— А что вы сделали, впервые войдя в свой новый кабинет?
— Я подумал: что на моем месте сделала бы Галя? Стала бы махать шашкой? Или? Были времена, когда некоторые выходили на Красную площадь в плавках, а она всегда прихватывала зонтик.
Образ интеллигенции с зонтиком, противостоящей власти, как нельзя лучше показывает характер Волчек. К милой краске «наивность» Хазанов добавляет другую — «мудрость», которая, как показало время, ничего общего не имеет с конформизмом.
ГЕННАДИЙ ХАЗАНОВ: — Когда я прихожу в «Современник», я вижу, что она как будто живет в театральном замке, где она — сторож, электрик, она же — столяр. Владеет таким вольтажом, который позволяет ей устраивать в наше время из каждой премьеры праздник, привлекать зрителей в театр, несмотря на высокие цены и бешеную конкуренцию.
Когда Хазанов встал во главе театра, он стал учеником «сестры» и с прилежанием усваивает ее науку умения встраиваться в среду, ладить с властями, не наступая на горло собственной песне, и избегать ударов со стороны коллектива. Вольтаж дается нелегко. Иногда, видя ее отчаяние и беспомощность, он понимает, какую цену «сестра» платит за свое искусство руководить театром в советское и, как оказалось, более жестокое постсоветское время.
Он один из немногих, кто резко не согласен, когда ее называют железной леди.
— Только женщина может руководить театром в наше время. И если Галина Борисовна не женщина, то кто же тогда женщина? — с печальным удивлением смотрит он на меня.
А я думаю, что, наверное, только слабые мужчины хотели бы видеть в ней что-то вроде бастиона, в котором можно укрыться в бурю, или вальяжно загорать в безоблачные теплые дни, видеть ее слабой по-прежнему остается привилегией сильных.
1984
{МОСКВА. «СОВРЕМЕННИК». СЦЕНА}
Роль Марты из спектакля «Кто боится Вирджинии Вульф?» оказалась для Галины Волчек желанной и кровавой в прямом смысле слова. Впервые о Марте в новой пьесе Олби она узнала от своего друга, американца Алана Шнайдера, который поставил пьесу в своем нью-йоркском театре. Не видя спектакля и не читая пьесы, она со свойственной ей интуицией сразу поняла: это то, что надо ей и «Современнику».
Она «заболела» «Вирджинией» настолько, что с маниакальной настойчивостью стала предлагать пьесу режиссерам. Анатолий Эфрос, получив предложение, отказался, он объяснил, что Олби — не его материал, что в пьесе «мало воздуха». Кто-то нашел другие, но неубедительные для Волчек аргументы.

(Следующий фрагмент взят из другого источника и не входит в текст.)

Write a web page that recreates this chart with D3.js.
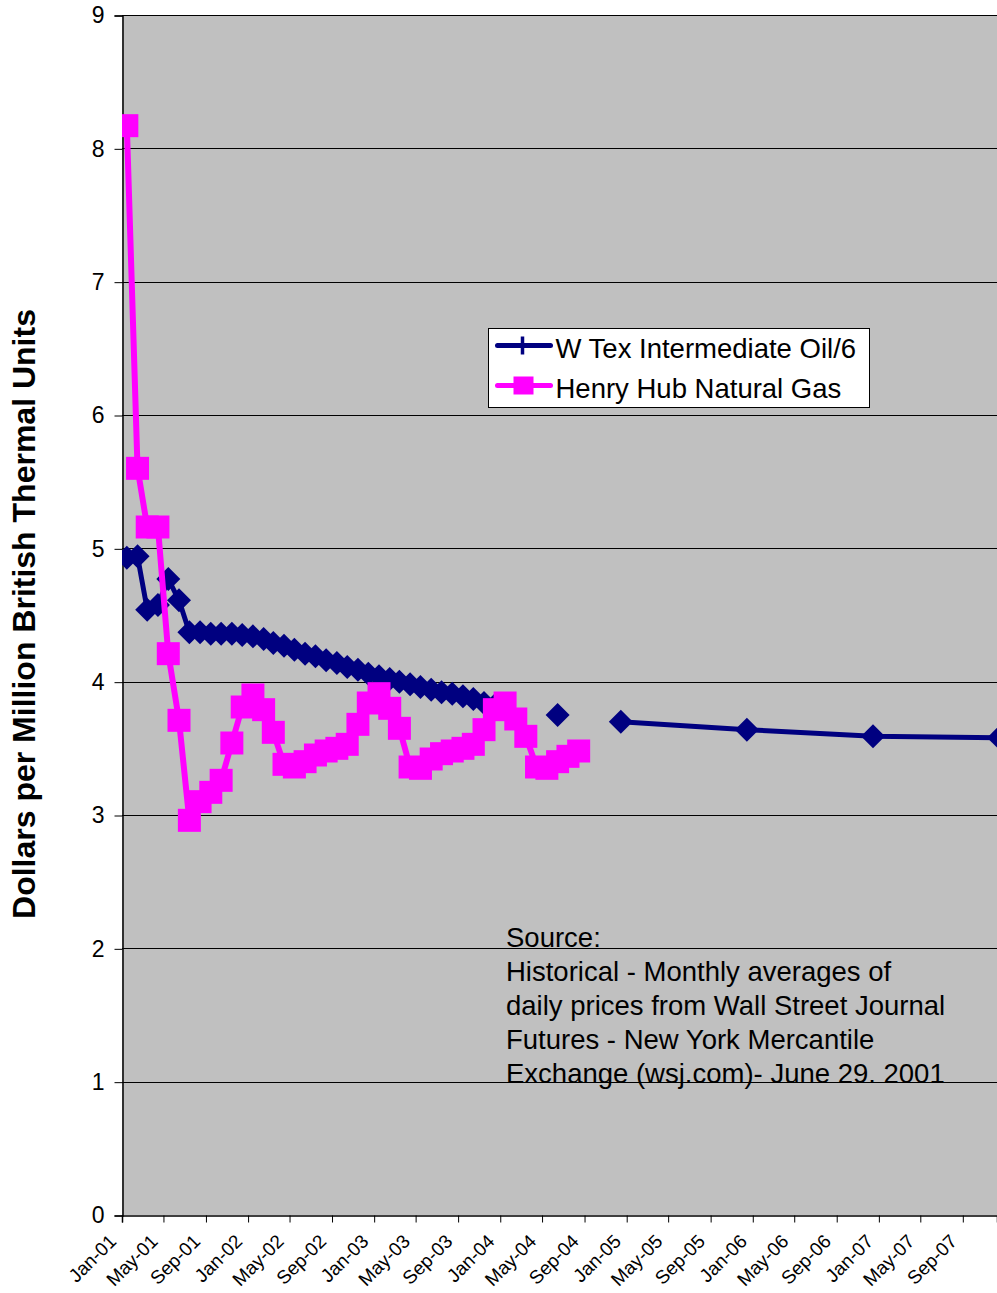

Что за ерунда? А почему она сама не взялась за эту постановку? Ее страсть к теме как минимум гарантировала интереснейший результат. Вопросы эти ей можно не задавать, потому что еще несколько лет назад она определила для себя принцип, который ни разу не нарушила, — актриса Волчек никогда не будет играть в спектаклях режиссера Волчек.
Что за нелепая принципиальность? — думаю я. — Мало ли примеров, и вполне удачных, когда режиссер выходил на сцену. Например, Олег Ефремов — уникальный образец: он позволял себе эксперименты такого рода не раз. Но ее упертость… В свое время тот же Ефремов свою беспартийную ассистентку считал более партийной, чем он сам, имея в виду ее фанатичную веру в принципы и идеи, сформулированные некогда при основании «Современника». Похоже, что это качество с годами все более пускало корни и не позволяло Волчек отступать от принципов ни влево, ни вправо. Спектакль «Кто боится Вирджинии Вульф?» в этом смысле не был исключением.